WHAT TO PRODUCE
From the first line of the data below, copy each line up to the one containing "['壳聚糖', '壳聚糖-C6', '壳聚糖-C8', '壳聚糖-C10', '壳聚糖-C12'];", and include that line too.
= = = = = = =
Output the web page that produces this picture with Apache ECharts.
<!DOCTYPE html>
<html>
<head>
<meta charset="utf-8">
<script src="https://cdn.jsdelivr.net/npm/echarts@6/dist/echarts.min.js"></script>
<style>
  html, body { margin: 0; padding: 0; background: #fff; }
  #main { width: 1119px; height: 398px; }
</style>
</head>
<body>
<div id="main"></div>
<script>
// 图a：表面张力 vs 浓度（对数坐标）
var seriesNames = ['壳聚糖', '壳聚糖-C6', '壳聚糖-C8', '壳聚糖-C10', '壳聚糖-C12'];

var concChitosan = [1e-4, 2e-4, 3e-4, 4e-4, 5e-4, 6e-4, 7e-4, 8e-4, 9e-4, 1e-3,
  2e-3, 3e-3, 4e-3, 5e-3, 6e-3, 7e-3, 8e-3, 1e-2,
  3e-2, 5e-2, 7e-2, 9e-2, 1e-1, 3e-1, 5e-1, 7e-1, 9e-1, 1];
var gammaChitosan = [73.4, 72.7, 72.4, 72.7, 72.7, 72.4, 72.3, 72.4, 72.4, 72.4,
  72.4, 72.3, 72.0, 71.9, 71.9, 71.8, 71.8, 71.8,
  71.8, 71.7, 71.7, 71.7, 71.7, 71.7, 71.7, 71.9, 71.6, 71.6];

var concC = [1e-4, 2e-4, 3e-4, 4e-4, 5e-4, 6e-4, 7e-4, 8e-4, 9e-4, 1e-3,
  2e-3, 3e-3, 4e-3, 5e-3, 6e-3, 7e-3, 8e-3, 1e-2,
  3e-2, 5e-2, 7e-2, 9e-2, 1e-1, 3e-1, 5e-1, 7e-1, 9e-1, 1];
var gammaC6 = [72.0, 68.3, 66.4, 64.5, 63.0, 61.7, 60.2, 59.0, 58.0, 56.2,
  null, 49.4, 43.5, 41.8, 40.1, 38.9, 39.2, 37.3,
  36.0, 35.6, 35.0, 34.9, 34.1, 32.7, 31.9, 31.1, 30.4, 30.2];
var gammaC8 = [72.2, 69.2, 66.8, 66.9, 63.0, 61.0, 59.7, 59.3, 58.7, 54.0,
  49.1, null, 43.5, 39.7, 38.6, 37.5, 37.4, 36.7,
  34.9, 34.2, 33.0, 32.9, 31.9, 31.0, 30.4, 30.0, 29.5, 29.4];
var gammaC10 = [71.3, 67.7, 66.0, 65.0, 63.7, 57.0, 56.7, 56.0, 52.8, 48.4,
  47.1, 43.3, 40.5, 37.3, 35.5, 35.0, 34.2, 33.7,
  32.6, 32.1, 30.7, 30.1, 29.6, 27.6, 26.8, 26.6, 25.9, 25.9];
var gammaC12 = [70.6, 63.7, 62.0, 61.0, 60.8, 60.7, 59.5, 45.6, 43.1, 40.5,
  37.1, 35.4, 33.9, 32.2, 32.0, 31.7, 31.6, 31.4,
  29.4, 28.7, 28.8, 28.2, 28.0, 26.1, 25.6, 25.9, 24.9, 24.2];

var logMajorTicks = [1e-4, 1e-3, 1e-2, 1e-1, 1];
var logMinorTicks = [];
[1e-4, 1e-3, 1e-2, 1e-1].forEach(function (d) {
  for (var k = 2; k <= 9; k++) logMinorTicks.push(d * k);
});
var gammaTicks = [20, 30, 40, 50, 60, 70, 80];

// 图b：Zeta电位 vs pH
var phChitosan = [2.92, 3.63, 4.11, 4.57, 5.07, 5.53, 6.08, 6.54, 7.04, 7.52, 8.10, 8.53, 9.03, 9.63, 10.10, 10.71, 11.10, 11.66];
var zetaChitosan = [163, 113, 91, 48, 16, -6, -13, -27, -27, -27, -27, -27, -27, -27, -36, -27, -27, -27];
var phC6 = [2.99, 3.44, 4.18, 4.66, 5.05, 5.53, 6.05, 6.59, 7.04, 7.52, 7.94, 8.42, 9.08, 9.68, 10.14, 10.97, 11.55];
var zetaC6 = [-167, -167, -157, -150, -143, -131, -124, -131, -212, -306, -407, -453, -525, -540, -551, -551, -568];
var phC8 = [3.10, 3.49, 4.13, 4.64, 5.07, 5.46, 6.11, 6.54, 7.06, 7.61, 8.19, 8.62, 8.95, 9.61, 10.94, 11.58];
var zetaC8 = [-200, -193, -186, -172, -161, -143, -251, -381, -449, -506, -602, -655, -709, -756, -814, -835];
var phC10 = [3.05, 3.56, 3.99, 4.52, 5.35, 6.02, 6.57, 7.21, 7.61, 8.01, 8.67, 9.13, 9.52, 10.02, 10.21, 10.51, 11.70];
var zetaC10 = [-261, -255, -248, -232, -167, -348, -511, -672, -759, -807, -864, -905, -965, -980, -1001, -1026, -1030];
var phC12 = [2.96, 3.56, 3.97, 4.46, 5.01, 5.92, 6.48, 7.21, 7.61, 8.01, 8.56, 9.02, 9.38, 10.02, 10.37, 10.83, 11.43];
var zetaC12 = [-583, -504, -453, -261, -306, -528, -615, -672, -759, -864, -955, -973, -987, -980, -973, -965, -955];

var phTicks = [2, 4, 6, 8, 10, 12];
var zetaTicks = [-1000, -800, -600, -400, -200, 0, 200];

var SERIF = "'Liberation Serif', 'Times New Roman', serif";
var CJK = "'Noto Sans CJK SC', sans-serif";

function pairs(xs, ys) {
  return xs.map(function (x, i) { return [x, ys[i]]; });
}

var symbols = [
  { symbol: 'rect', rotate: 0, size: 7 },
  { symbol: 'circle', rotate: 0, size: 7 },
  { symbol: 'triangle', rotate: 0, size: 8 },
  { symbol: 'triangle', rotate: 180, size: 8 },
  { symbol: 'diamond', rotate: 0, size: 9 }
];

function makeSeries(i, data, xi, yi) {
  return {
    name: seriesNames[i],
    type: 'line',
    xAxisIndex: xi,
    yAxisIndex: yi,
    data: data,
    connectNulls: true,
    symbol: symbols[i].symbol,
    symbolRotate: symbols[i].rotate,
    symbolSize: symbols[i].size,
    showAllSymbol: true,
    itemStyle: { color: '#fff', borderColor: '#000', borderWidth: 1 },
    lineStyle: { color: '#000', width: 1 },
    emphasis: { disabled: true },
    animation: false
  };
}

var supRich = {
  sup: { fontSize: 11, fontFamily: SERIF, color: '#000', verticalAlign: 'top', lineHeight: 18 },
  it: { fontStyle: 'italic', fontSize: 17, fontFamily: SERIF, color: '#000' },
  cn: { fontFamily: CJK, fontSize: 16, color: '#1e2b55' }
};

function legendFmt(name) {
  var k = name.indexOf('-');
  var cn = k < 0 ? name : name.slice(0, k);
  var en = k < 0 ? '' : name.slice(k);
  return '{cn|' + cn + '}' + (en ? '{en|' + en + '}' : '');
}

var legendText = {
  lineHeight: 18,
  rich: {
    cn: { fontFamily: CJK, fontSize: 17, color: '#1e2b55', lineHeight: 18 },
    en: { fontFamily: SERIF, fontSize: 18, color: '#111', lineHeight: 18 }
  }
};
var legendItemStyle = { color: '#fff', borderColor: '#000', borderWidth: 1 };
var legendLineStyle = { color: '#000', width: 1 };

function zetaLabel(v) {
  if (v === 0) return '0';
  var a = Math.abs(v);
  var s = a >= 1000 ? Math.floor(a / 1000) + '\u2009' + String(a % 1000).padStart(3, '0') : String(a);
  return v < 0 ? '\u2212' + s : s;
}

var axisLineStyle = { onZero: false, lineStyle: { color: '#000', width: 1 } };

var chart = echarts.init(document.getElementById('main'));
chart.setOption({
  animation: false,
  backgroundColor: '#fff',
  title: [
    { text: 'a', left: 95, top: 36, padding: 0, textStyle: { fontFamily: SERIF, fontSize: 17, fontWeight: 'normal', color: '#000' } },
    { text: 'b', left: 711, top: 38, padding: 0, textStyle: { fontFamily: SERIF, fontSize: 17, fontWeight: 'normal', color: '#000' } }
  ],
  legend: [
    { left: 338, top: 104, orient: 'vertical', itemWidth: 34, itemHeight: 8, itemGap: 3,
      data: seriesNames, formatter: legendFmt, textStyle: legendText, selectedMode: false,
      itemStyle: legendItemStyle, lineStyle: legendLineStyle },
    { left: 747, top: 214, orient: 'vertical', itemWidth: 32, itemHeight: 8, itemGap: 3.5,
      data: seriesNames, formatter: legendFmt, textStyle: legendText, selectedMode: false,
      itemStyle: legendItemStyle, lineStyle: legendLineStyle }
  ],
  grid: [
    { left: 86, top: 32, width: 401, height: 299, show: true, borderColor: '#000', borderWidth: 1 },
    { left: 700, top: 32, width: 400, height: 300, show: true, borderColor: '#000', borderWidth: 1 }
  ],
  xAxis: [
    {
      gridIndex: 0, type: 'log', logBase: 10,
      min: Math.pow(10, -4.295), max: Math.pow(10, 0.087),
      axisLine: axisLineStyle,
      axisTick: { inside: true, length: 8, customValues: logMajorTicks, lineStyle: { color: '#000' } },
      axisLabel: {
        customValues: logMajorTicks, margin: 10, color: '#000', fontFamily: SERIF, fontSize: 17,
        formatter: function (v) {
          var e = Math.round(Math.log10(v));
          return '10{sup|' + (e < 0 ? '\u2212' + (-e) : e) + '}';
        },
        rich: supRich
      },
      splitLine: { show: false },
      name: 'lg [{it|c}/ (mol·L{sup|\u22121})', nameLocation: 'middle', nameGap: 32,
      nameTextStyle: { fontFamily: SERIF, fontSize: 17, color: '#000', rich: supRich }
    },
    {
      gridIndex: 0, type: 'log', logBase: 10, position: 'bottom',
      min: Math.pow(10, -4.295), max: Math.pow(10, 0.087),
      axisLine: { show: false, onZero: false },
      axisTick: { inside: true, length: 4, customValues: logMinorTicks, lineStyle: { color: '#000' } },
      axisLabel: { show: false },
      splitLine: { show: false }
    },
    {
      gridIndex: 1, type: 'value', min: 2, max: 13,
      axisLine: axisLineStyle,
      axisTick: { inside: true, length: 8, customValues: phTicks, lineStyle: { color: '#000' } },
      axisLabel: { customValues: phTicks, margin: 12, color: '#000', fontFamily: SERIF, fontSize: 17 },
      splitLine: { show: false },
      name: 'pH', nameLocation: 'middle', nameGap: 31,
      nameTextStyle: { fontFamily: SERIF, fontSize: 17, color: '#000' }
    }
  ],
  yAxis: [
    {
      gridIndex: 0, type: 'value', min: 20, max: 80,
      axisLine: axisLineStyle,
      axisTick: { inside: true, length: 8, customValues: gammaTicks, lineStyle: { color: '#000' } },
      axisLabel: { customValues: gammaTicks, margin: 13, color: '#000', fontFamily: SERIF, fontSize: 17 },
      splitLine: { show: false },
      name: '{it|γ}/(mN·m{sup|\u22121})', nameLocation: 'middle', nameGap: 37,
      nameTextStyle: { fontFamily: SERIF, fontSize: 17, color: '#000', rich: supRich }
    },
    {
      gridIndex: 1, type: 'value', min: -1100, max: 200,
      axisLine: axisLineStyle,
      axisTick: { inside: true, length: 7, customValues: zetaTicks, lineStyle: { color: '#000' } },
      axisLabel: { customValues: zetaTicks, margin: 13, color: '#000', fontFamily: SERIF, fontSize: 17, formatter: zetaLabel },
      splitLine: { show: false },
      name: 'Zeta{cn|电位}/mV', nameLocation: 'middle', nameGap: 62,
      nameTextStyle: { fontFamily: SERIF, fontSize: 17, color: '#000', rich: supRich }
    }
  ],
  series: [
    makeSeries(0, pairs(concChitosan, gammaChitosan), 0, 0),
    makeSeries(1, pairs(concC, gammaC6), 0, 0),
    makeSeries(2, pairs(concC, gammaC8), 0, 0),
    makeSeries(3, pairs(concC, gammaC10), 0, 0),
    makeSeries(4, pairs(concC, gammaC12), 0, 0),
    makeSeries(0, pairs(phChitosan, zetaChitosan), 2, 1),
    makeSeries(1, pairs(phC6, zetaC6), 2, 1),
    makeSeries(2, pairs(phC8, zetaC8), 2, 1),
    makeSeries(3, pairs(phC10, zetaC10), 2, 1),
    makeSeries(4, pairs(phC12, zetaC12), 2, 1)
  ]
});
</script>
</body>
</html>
= = = = = = =
WRITTEN SOLUTION
Output the web page that produces this picture with Apache ECharts.
<!DOCTYPE html>
<html>
<head>
<meta charset="utf-8">
<script src="https://cdn.jsdelivr.net/npm/echarts@6/dist/echarts.min.js"></script>
<style>
  html, body { margin: 0; padding: 0; background: #fff; }
  #main { width: 1119px; height: 398px; }
</style>
</head>
<body>
<div id="main"></div>
<script>
// 图a：表面张力 vs 浓度（对数坐标）
var seriesNames = ['壳聚糖', '壳聚糖-C6', '壳聚糖-C8', '壳聚糖-C10', '壳聚糖-C12'];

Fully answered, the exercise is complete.